Bonjour! from Pierre. 

Pierre is one of my two new rats. This was taken the second day I had them. Francois is getting better but is still camera shy. Pierre loves it (he'll sit on my lens if I let him). And before it's mentioned, I have added an aquarium topper to this tank from Martin's Cages. It just took an extra day to come in. They're ventilated properly now. I wouldn't do that to their little respiratory systems.


----------



## Zhaneel (Sep 1, 2010)

So cute!! I'm a sucker for the hooded boys. And I love the picture quality! He really does pose quite nicely.


----------



## mazzi.rat (Jan 24, 2011)

aww that rat is adorable! I also think the name is a really good one too, it suits him


----------



## jfoahs04 (Jan 25, 2011)

Thanks! He's great. The names came about as sort of a joke (my girlfriend is French so I like to give her a hard time about it!), but they've really stuck; especially Pierre. 

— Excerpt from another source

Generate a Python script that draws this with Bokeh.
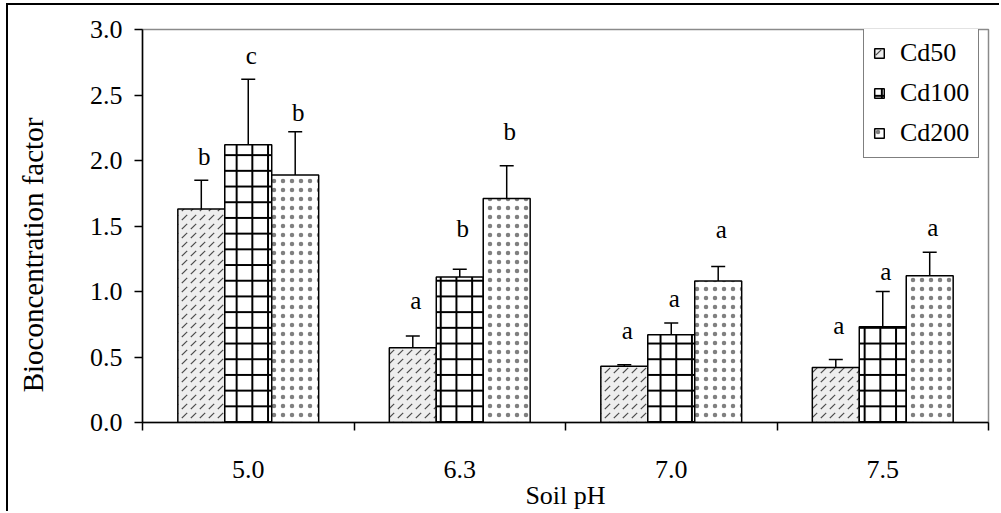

It's not easy getting photos! They move so much (and I don't want to scare Francois). Francois is getting better though and even climbed out on my arm today so maybe within the week I'll be able to get a couple of snapshots of him and post them in this thread. 

I love the hooded rats too. He really has a nice, chocolate brown head. Francois is a Berkshire (I think... could be an Irish, you'll be able to tell from the photos but he has the white tipped tail) and I really like his coloring too.


----------



## linda888 (Jan 9, 2011)

Oh what a cutie! And I love that name "Pierre"....I might steal it for my new boy if you don't mind!


----------



## psycho_ash (Sep 27, 2009)

Such beautiful boys, but I really like your photography. It's quite stunning.


----------



## begoodtoanimals (Dec 6, 2007)

Hope they don't have to live in a fishtank too long to prevent URIs. A cage is healthier for them. Aspen bedding is good (saw it in the picture) 
I have a hooded one. Sweet!


----------